Deputy Director of the National Radio and Television Administration
- In office June 2022 – July 2023
- Premier: Li Keqiang Li Qiang

Executive Vice Minister of Foreign Affairs
- In office March 2018 – June 2022
- Minister: Wang Yi
- Premier: Li Keqiang
- Succeeded by: Ma Zhaoxu

Chinese Ambassador to India
- In office 12 September 2014 – 1 April 2016
- Preceded by: Wei Wei
- Succeeded by: Luo Zhaohui

Chinese Ambassador to Kazakhstan
- In office 8 August 2013 – September 2014
- Preceded by: Zhou Li
- Succeeded by: Zhang Hanhui

Personal details
- Born: June 1963 (age 62) Yangzhou, Jiangsu, China
- Party: Chinese Communist Party

= Le Yucheng =

Chinese politician

Le Yucheng (乐玉成 (Lè Yùchéng); born in June 1963) is a Chinese retired diplomat and politician. He served as Deputy Minister of Foreign Affairs between 2018 and 2022.

== Career ==
Born in Yangzhou, in 1986 Yucheng graduated in Russian language and literature at the Nanjing Normal University and then started a diplomacy career joining the Soviet Union's East European Department of the Ministry of Foreign Affairs. Among other assignments, he served as Minister Counsellor and Minister at the Embassy of the Russian Federation, Chinese ambassador to Kazakhstan between 2013 and 2014, and to India between 2014 and 2016, and deputy director of the Central Foreign Affairs Commission.

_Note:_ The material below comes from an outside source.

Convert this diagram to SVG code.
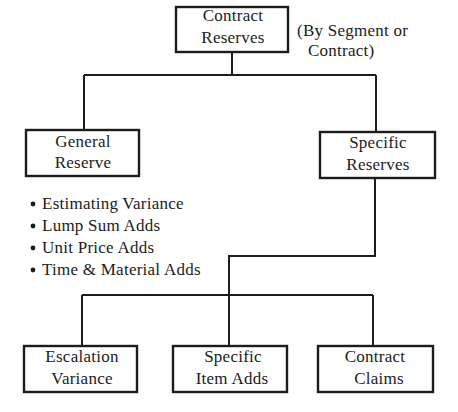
<svg xmlns="http://www.w3.org/2000/svg" width="458" height="412" viewBox="0 0 458 412">
<style>
.box{fill:#fff;stroke:#1c1c1c;stroke-width:2.4}
.ln{fill:none;stroke:#1c1c1c;stroke-width:2}
text{font-family:"Liberation Serif","Times New Roman",serif;font-size:17px;fill:#1c1c1c;letter-spacing:0.25px}
.c{text-anchor:middle}
</style>
<rect width="458" height="412" fill="#fff"/>
<g id="connectors">
<path class="ln" d="M232 52V75M84 75H376M84 75V130M376 75V132"/>
<path class="ln" d="M375 178V256H229V346M82 295H373M82 295V346M373 295V346"/>
</g>
<g id="contract-reserves">
<rect class="box" x="176" y="7" width="112" height="45"/>
<text class="c" x="233" y="21">Contract</text>
<text class="c" x="233" y="43">Reserves</text>
</g>
<g id="note">
<text x="297" y="36">(By Segment or</text>
<text x="308" y="56">Contract)</text>
</g>
<g id="general-reserve">
<rect class="box" x="26" y="130" width="113" height="46"/>
<text class="c" x="83" y="147">General</text>
<text class="c" x="83" y="168">Reserve</text>
</g>
<g id="general-items">
<circle cx="33" cy="204" r="2.4" fill="#1c1c1c"/>
<circle cx="33" cy="226" r="2.4" fill="#1c1c1c"/>
<circle cx="33" cy="248" r="2.4" fill="#1c1c1c"/>
<circle cx="33" cy="270" r="2.4" fill="#1c1c1c"/>
<text x="42" y="209">Estimating Variance</text>
<text x="42" y="231">Lump Sum Adds</text>
<text x="42" y="253">Unit Price Adds</text>
<text x="42" y="275">Time &amp; Material Adds</text>
</g>
<g id="specific-reserves">
<rect class="box" x="320" y="132" width="115" height="46"/>
<text class="c" x="378" y="148">Specific</text>
<text class="c" x="378" y="170">Reserves</text>
</g>
<g id="escalation-variance">
<rect class="box" x="24" y="346" width="113" height="46"/>
<text class="c" x="82" y="362">Escalation</text>
<text class="c" x="82" y="384">Variance</text>
</g>
<g id="specific-item-adds">
<rect class="box" x="173" y="346" width="114" height="46"/>
<text class="c" x="233" y="362">Specific</text>
<text class="c" x="232" y="384">Item Adds</text>
</g>
<g id="contract-claims">
<rect class="box" x="318" y="346" width="115" height="46"/>
<text class="c" x="375" y="362">Contract</text>
<text class="c" x="379" y="384">Claims</text>
</g>
</svg>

In October 2017, Le was elected as an alternate member of the 19th Central Committee of the Chinese Communist Party, and in March 2018, he was appointed deputy Minister of Foreign Affairs.

Once considered a potential successor to Foreign Minister Wang Yi, in June 2022 Le was instead moved to the position of deputy director of the National Radio and Television Administration (NRTA), which was widely seen as a demotion. He further lost his alternate membership in the Central Committee after the 20th CCP National Congress, and was retired from the position of deputy director of the NRTA in July 2023 after reaching the age of 60.